The powerful opening speeches of Indian Minister for Commerce and Industry, Kamal Nath, and French minister for foreign trade, Christine Lagarde, set the tone for the dozen intense modules that covered every possible dimension of the subject from the definition of luxury and its future in the 21st century to India-specific debate on retail and the psyche of the Indian luxury consumer.

Speakers included heavyweights like Comité Colbert Chair-man and Chanel President, Francoise Montenay, Chairman and CEO of Louis Vuitton Malletier, Yves Carcelle, Jean Paul Gaultier's President Christophe Caillaud, Comité Colbert President Elisabeth Ponsolle des Portes, Salvatore Ferragamo's Michele Norsa and Didier Grumbach, President of Fédération Francaise de la Couture, among others.

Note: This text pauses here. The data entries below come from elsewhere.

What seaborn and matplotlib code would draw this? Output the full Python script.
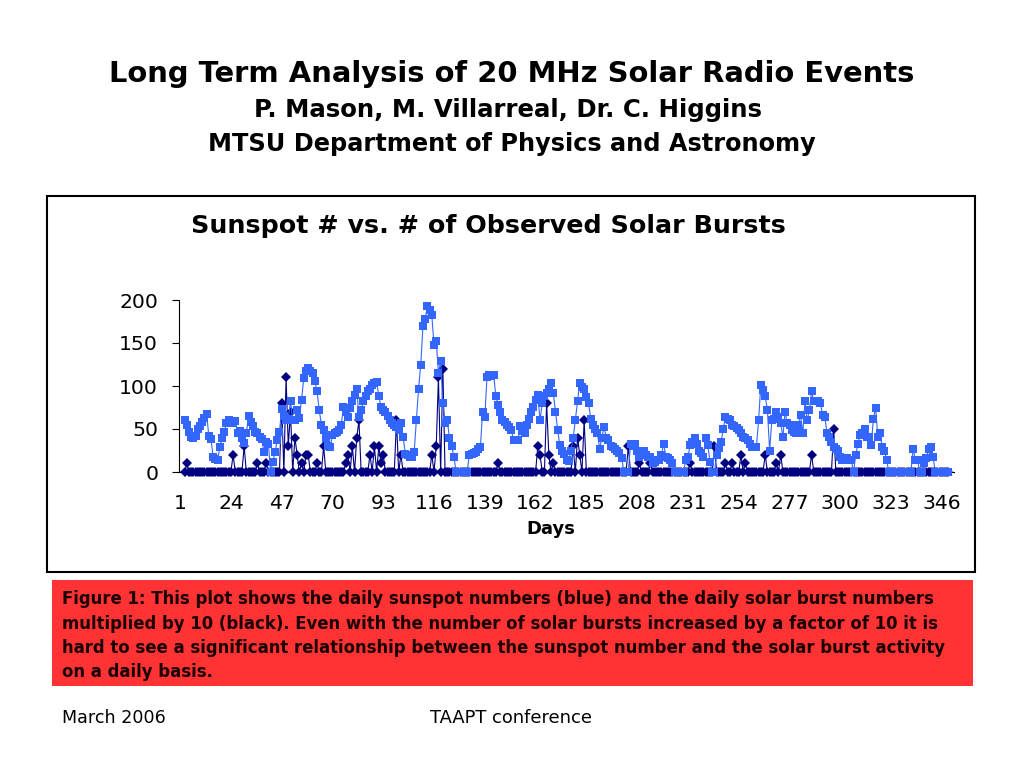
import numpy as np
import pandas as pd
import seaborn as sns
import matplotlib.pyplot as plt
from matplotlib.patches import Rectangle

# daily sunspot numbers (blue), starting on day 3
first_day = 3
sunspots = [
    61, 55, 47, 41, 40, 42, 50, 54, 58, 63,
    68, 42, 38, 17, 15, 14, 29, 39, 47, 57,
    60, 58, 57, 59, 45, 48, 40, 34, 45, 65,
    58, 54, 47, 45, 41, 38, 23, 35, 32, 0,
    12, 23, 37, 47, 73, 65, 60, 62, 82, 60,
    60, 72, 63, 84, 109, 118, 121, 118, 115, 106,
    94, 72, 55, 49, 39, 30, 29, 43, 45, 47,
    49, 55, 76, 70, 64, 75, 82, 90, 97, 64,
    72, 82, 88, 94, 97, 101, 103, 105, 88, 76,
    72, 70, 65, 60, 57, 55, 52, 49, 57, 41,
    21, 20, 18, 18, 23, 60, 97, 125, 170, 178,
    193, 188, 182, 148, 152, 115, 129, 80, 57, 60,
    39, 30, 18, 0, 0, 0, 0, 0, 0, 20,
    21, 22, 23, 27, 29, 70, 64, 111, 113, 112,
    113, 88, 78, 70, 60, 58, 55, 52, 49, 37,
    37, 37, 53, 48, 45, 55, 62, 70, 76, 84,
    90, 60, 80, 88, 92, 96, 103, 92, 70, 49,
    31, 25, 21, 14, 13, 25, 39, 60, 82, 104,
    99, 97, 87, 80, 62, 55, 50, 45, 27, 40,
    52, 40, 37, 30, 29, 27, 25, 22, 16, 0,
    0, 0, 33, 30, 33, 25, 18, 22, 25, 20,
    18, 18, 10, 12, 14, 14, 20, 33, 18, 16,
    14, 10, 0, 0, 0, 0, 0, 14, 18, 31,
    35, 39, 33, 25, 22, 18, 39, 31, 12, 0,
    0, 20, 28, 35, 50, 64, 62, 60, 55, 53,
    51, 49, 45, 41, 39, 37, 33, 29, 29, 29,
    60, 101, 95, 88, 72, 25, 60, 62, 70, 64,
    57, 41, 70, 57, 55, 49, 47, 45, 55, 66,
    45, 82, 60, 72, 94, 82, 82, 82, 80, 66,
    64, 45, 41, 35, 29, 27, 25, 18, 14, 14,
    16, 14, 14, 0, 20, 33, 43, 45, 50, 41,
    41, 31, 62, 75, 41, 45, 29, 25, 14, 0,
    0, 0, 0, 0, 0, 0, 0, 0, 0, 0,
    27, 14, 14, 0, 0, 10, 16, 27, 29, 18,
    0, 0, 0, 0, 0, 0, 0,
]

# days with observed bursts (count x 10), every other day is 0
burst_days = [4, 25, 30, 36, 40, 47, 49, 50, 51, 53, 54, 56, 58, 59, 63, 66,
              76, 77, 79, 81, 82, 87, 89, 91, 92, 93, 99, 101, 115, 117, 118,
              120, 145, 163, 164, 167, 168, 170, 179, 181, 182, 184, 204, 209,
              214, 232, 243, 248, 251, 255, 257, 266, 271, 273, 287, 297]
burst_x10 = [10, 20, 30, 10, 10, 80, 110, 30, 70, 40, 20, 10, 20, 20, 10, 30,
             10, 20, 30, 40, 60, 20, 30, 30, 10, 20, 60, 20, 20, 30, 110,
             120, 10, 30, 20, 80, 20, 10, 30, 40, 20, 60, 30, 10,
             10, 10, 30, 10, 10, 20, 10, 20, 10, 20, 20, 50]

tick_days = [1, 24, 47, 70, 93, 116, 139, 162, 185, 208, 231, 254, 277, 300, 323, 346]
y_ticks = [0, 50, 100, 150, 200]

title_lines = ["Long Term Analysis of 20 MHz Solar Radio Events",
               "P. Mason, M. Villarreal, Dr. C. Higgins",
               "MTSU Department of Physics and Astronomy"]
caption_lines = [
    "Figure 1: This plot shows the daily sunspot numbers (blue) and the daily solar burst numbers",
    "multiplied by 10 (black). Even with the number of solar bursts increased by a factor of 10 it is",
    "hard to see a significant relationship between the sunspot number and the solar burst activity",
    "on a daily basis.",
]

days = np.arange(first_day, first_day + len(sunspots))
bursts = np.zeros(len(days))
for d, v in zip(burst_days, burst_x10):
    bursts[d - first_day] = v
df = pd.DataFrame({"day": days, "sunspots": sunspots, "bursts": bursts})

sns.set_style("white")
plt.rcParams["font.family"] = ["DejaVu Sans"]
plt.rcParams["text.color"] = "black"
plt.rcParams["xtick.color"] = "black"
plt.rcParams["ytick.color"] = "black"

W, H = 1024, 768
fig = plt.figure(figsize=(W / 100, H / 100), dpi=100)

def fx(px):
    return px / W

def fy(py):
    return 1 - py / H

# chart frame and red caption box
fig.add_artist(Rectangle((fx(47), fy(572)), fx(975 - 47), (572 - 196) / H,
                         transform=fig.transFigure, fill=False, lw=1.5, edgecolor="black"))
fig.add_artist(Rectangle((fx(52), fy(686)), fx(973 - 52), (686 - 580) / H,
                         transform=fig.transFigure, facecolor="#FF3333", edgecolor="none"))

ax = fig.add_axes([fx(179), fy(472), fx(954 - 179), (472 - 300) / H])

sns.lineplot(data=df, x="day", y="bursts", ax=ax, color="#000080", marker="D",
             markersize=4.8, markeredgewidth=0, linewidth=0.8, clip_on=False, zorder=3)
sns.lineplot(data=df, x="day", y="sunspots", ax=ax, color="#3366FF", marker="s",
             markersize=6.0, markeredgewidth=0, linewidth=0.8, clip_on=False, zorder=4)

ax.set_xlim(0.5, 351.5)
ax.set_ylim(0, 200)
ax.set_yticks(y_ticks)
ax.set_xticks(tick_days)
ax.set_xticklabels([str(t) for t in tick_days])
ax.set_xticks(np.arange(0.5, 352, 1), minor=True)
ax.tick_params(axis="x", which="major", length=0, pad=16, labelsize=14.7, labelcolor="black")
ax.tick_params(axis="x", which="minor", length=4.7, width=0.6, color="black", direction="out")
ax.tick_params(axis="y", which="major", length=5, width=0.8, pad=10, labelsize=14.7,
               color="black", labelcolor="black", direction="out", left=True)
ax.set_xlabel("")
ax.set_ylabel("")
for s in ["top", "right"]:
    ax.spines[s].set_visible(False)
for s in ["left", "bottom"]:
    ax.spines[s].set_color("black")
    ax.spines[s].set_linewidth(0.8)

# texts
fig.text(0.5, fy(81.5), title_lines[0], ha="center", va="baseline", fontsize=20.9,
         fontweight="bold", color="black")
fig.text(fx(508), fy(117.5), title_lines[1], ha="center", va="baseline", fontsize=17.6,
         fontweight="bold", color="black")
fig.text(0.5, fy(151), title_lines[2], ha="center", va="baseline", fontsize=17.3,
         fontweight="bold", color="black")
fig.text(fx(488), fy(233), "Sunspot # vs. # of Observed Solar Bursts", ha="center", va="baseline",
         fontsize=18.3, fontweight="bold", color="black")
fig.text(fx(551), fy(534), "Days", ha="center", va="baseline", fontsize=13, fontweight="bold",
         color="black")

for line, base in zip(caption_lines, [604, 629, 653, 677]):
    fig.text(fx(62), fy(base), line, ha="left", va="baseline", fontsize=11.9,
             fontweight="bold", color="#1a0000")

fig.text(fx(62), fy(723), "March 2006", ha="left", va="baseline", fontsize=12.6, color="black")
fig.text(fx(430), fy(723), "TAAPT conference", ha="left", va="baseline", fontsize=12.9, color="black")

fig.savefig("out.png", dpi=100)
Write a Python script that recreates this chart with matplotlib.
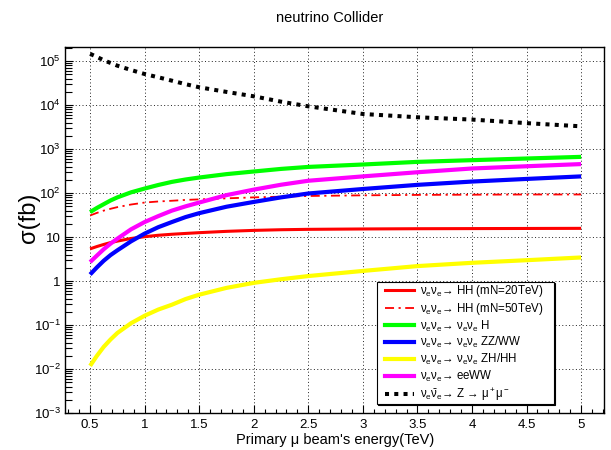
import matplotlib
matplotlib.use("Agg")
import matplotlib.pyplot as plt
from matplotlib.lines import Line2D
from matplotlib.legend_handler import HandlerLine2D
from matplotlib.ticker import FixedLocator, FixedFormatter, MultipleLocator, LogLocator, NullFormatter

plt.rcParams['font.family'] = ['Liberation Sans', 'DejaVu Sans']
plt.rcParams['mathtext.fontset'] = 'custom'
plt.rcParams['mathtext.rm'] = 'Liberation Sans'
plt.rcParams['mathtext.it'] = 'Liberation Sans:italic'
plt.rcParams['mathtext.default'] = 'regular'

# ---- data ----
energy = [0.5, 0.5625, 0.625, 0.6875, 0.75, 0.875, 1.0, 1.125, 1.25, 1.375,
          1.5, 1.75, 2.0, 2.25, 2.5, 3.0, 3.5, 4.0, 4.5, 5.0]
hh_mn20 = [5.4, 6.1, 6.8, 7.5, 8.1, 9.3, 10.2, 11.0, 11.6, 12.1,
           12.6, 13.5, 14.2, 14.7, 15.0, 15.3, 15.5, 15.6, 15.7, 15.8]
hh_mn50 = [31, 35.5, 40, 44, 48, 55, 61, 64.5, 67, 70,
           72, 76, 80, 83, 86, 89, 91, 92, 93, 93]
vvh = [37, 46, 56, 68, 80, 104, 127, 153, 180, 204,
       226, 270, 310, 355, 394, 447, 513, 561, 612, 667]
vvzz = [1.41, 2.05, 2.9, 3.9, 5.0, 8.0, 12.0, 16.8, 22, 28.5,
        35, 49, 63, 80, 98, 124, 154, 183, 210, 240]
vvzh = [0.0118, 0.020, 0.032, 0.047, 0.066, 0.11, 0.163, 0.225, 0.29, 0.39,
        0.49, 0.70, 0.91, 1.1, 1.3, 1.7, 2.19, 2.6, 2.98, 3.44]
eeww = [2.7, 3.8, 5.3, 7.1, 9.2, 15, 22, 30, 40, 50,
        61, 90, 120, 155, 191, 240, 298, 363, 408, 457]
zmumu = [1.47e5, 1.25e5, 1.05e5, 9.1e4, 7.9e4, 6.3e4, 5.1e4, 4.3e4, 3.6e4, 3.0e4,
         2.55e4, 2.0e4, 1.59e4, 1.2e4, 9.4e3, 6.3e3, 5.3e3, 4.7e3, 3.9e3, 3.3e3]

labels = ['ν$_e$ν$_e$→ HH (mN=20TeV)',
          'ν$_e$ν$_e$→ HH (mN=50TeV)',
          'ν$_e$ν$_e$→ ν$_e$ν$_e$ H',
          'ν$_e$ν$_e$→ ν$_e$ν$_e$ ZZ/WW',
          'ν$_e$ν$_e$→ ν$_e$ν$_e$ ZH/HH',
          'ν$_e$ν$_e$→ eeWW',
          r'ν$_e\bar{ν}_e$→ Z → μ$^+$μ$^-$']

x_ticks = [0.5, 1.0, 1.5, 2.0, 2.5, 3.0, 3.5, 4.0, 4.5, 5.0]
x_ticklabels = ['0.5', '1', '1.5', '2', '2.5', '3', '3.5', '4', '4.5', '5']
y_ticks = [1e-3, 1e-2, 1e-1, 1, 10, 1e2, 1e3, 1e4, 1e5]
y_ticklabels = ['$10^{-3}$', '$10^{-2}$', '$10^{-1}$', '1', '10',
                '$10^{2}$', '$10^{3}$', '$10^{4}$', '$10^{5}$']

title = 'neutrino Collider'
xlabel = "Primary μ beam's energy(TeV)"
ylabel = 'σ(fb)'


class ShiftedLineHandler(HandlerLine2D):
    """Legend line sample that starts a little inside its handle box."""
    def create_artists(self, legend, orig_handle, xdescent, ydescent,
                       width, height, fontsize, trans):
        shift = 4.5
        return super().create_artists(legend, orig_handle, xdescent - shift,
                                      ydescent, width - shift, height,
                                      fontsize, trans)


# ---- figure ----
fig = plt.figure(figsize=(6.11, 4.5), dpi=100)
ax = fig.add_axes([65/611, 1-413/450, (604-65)/611, (413-47)/450])

series = [
    (hh_mn20, dict(color='#ff0000', lw=2.2, ls='-')),
    (hh_mn50, dict(color='#ff0000', lw=1.3, ls=(0, (5, 2.5, 1.2, 2.5)))),
    (vvh, dict(color='#00ff00', lw=3.0, ls='-')),
    (vvzz, dict(color='#0000ff', lw=3.0, ls='-')),
    (vvzh, dict(color='#ffff00', lw=3.0, ls='-')),
    (eeww, dict(color='#ff00ff', lw=3.0, ls='-')),
    (zmumu, dict(color='black', lw=2.9, ls=(0, (1, 1.3)))),
]
handles = []
for (vals, st), lab in zip(series, labels):
    ax.plot(energy, vals, solid_capstyle='butt', dash_capstyle='butt',
            solid_joinstyle='round', **st)
    handles.append(Line2D([], [], **st, dash_capstyle='butt', label=lab))

ax.set_yscale('log')
ax.set_xlim(0.27, 5.21)
ax.set_ylim(1e-3, 2.1e5)

ax.xaxis.set_major_locator(FixedLocator(x_ticks))
ax.xaxis.set_major_formatter(FixedFormatter(x_ticklabels))
ax.xaxis.set_minor_locator(MultipleLocator(0.1))
ax.yaxis.set_major_locator(FixedLocator(y_ticks))
ax.yaxis.set_major_formatter(FixedFormatter(y_ticklabels))
ax.yaxis.set_minor_locator(LogLocator(base=10, subs=range(2, 10), numticks=20))
ax.yaxis.set_minor_formatter(NullFormatter())

ax.tick_params(axis='both', which='both', direction='in', top=False, right=False)
ax.tick_params(axis='x', which='major', length=6, width=0.8, labelsize=9.5, pad=4)
ax.tick_params(axis='x', which='minor', length=3, width=0.8)
ax.tick_params(axis='y', which='major', length=6, width=0.8, labelsize=9.5, pad=3)
ax.tick_params(axis='y', which='minor', length=5, width=0.8)
for s in ax.spines.values():
    s.set_linewidth(1.0)

ax.grid(True, which='major', color='#222222', lw=0.7, ls=(0, (1, 2.5)))
ax.set_axisbelow(True)

fig.text(330/611, 1-18/450, title, ha='center', va='center', fontsize=10.5)
fig.text(335/611, 1-440/450, xlabel, ha='center', va='center', fontsize=10.5)
fig.text(29/611, 1-218/450, ylabel, ha='center', va='center', rotation=90, fontsize=17)

leg = ax.legend(handles=handles, loc='lower left', mode='expand',
                bbox_to_anchor=((377-65)/539, (413-404)/366, 177/539, 0.01),
                borderaxespad=0, fancybox=False, frameon=True,
                fontsize=8.3, handlelength=3.1, handletextpad=0.5,
                labelspacing=0.15, borderpad=0.12,
                handler_map={Line2D: ShiftedLineHandler()},
                shadow={'color': 'black', 'alpha': 1.0, 'ox': 1, 'oy': -1})
leg.get_frame().set_edgecolor('black')
leg.get_frame().set_linewidth(0.8)
leg.get_frame().set_facecolor('white')
leg.set_zorder(10)

fig.savefig('out.png', dpi=100)
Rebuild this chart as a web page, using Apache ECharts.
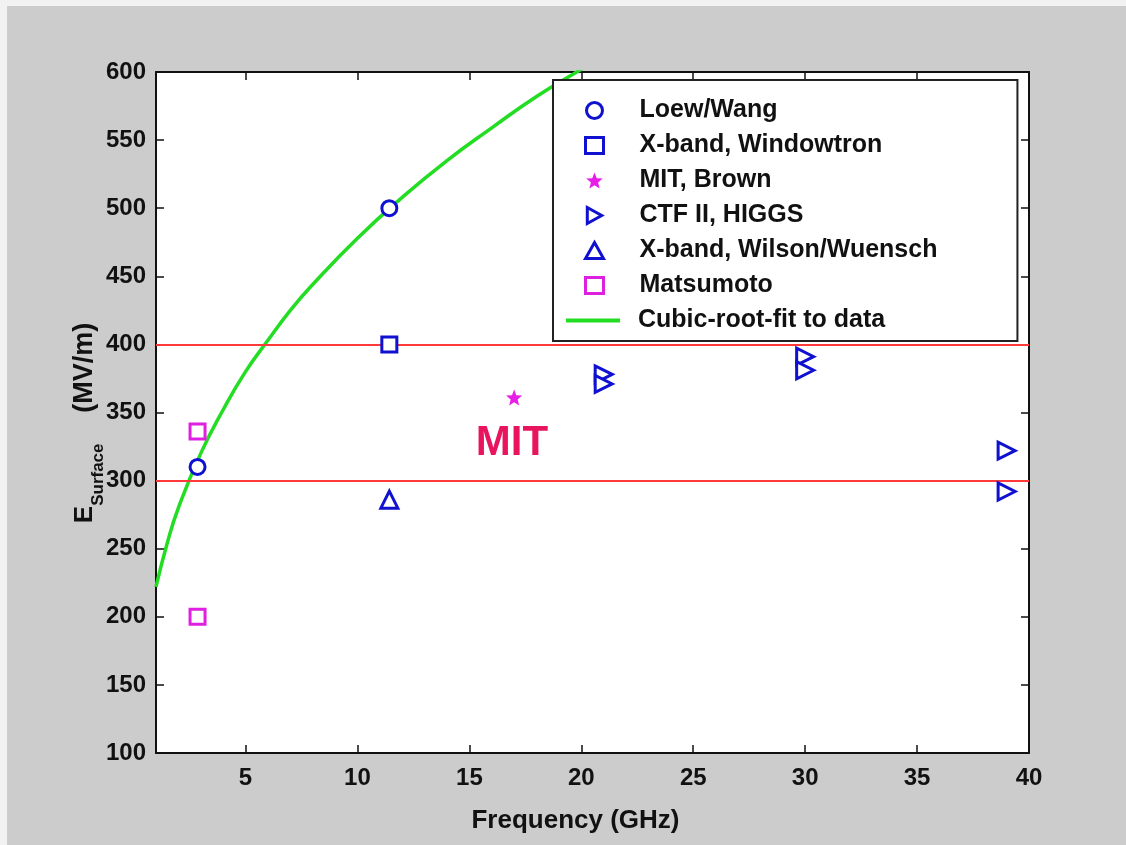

The hour-long modules were moderated by a high-profile team of journalistic talent including Hindustan Times' Vir Sanghvi, Mint's Raju Narisetti, CNN IBN's Rajdeep Sardesai and CNBC's Shereen Bhan.

Nearly all the speakers including Charme Investment's Matteo Cordero di Montezemolo, luxury shoemaker Christian Louboutin and Mark Henderson on Gieves and Hawkes listed India's rich tradition of luxury and its vast repertoire of handicrafts as major strengths. On the other hand, the lack of a suitable luxury retail environment was cited as the biggest obstacle marring the growth of the market. Ritu Beri, who moderated the session on retail, pointed to the paradox of India's burgeoning consumer class on the one hand and its glaring lack of luxury retail avenues on the other. As she pointed out, luxury retail for brands in India has been limited to five-star hotels but these have now reached a saturation point. Unlike New York's Fifth Avenue and Champs Elysses in Paris, the concept of high-streets is unlikely to come to India given the opposition to the commercialisation of heritage areas. Ergo, all hopes are now pinned on the spate of upcoming luxury malls that will hit the major cities by 2008.Lancome's Odile Roujol also emphasised the importance of stand-alone boutiques and dedicated counters in enhancing the presence of a brand.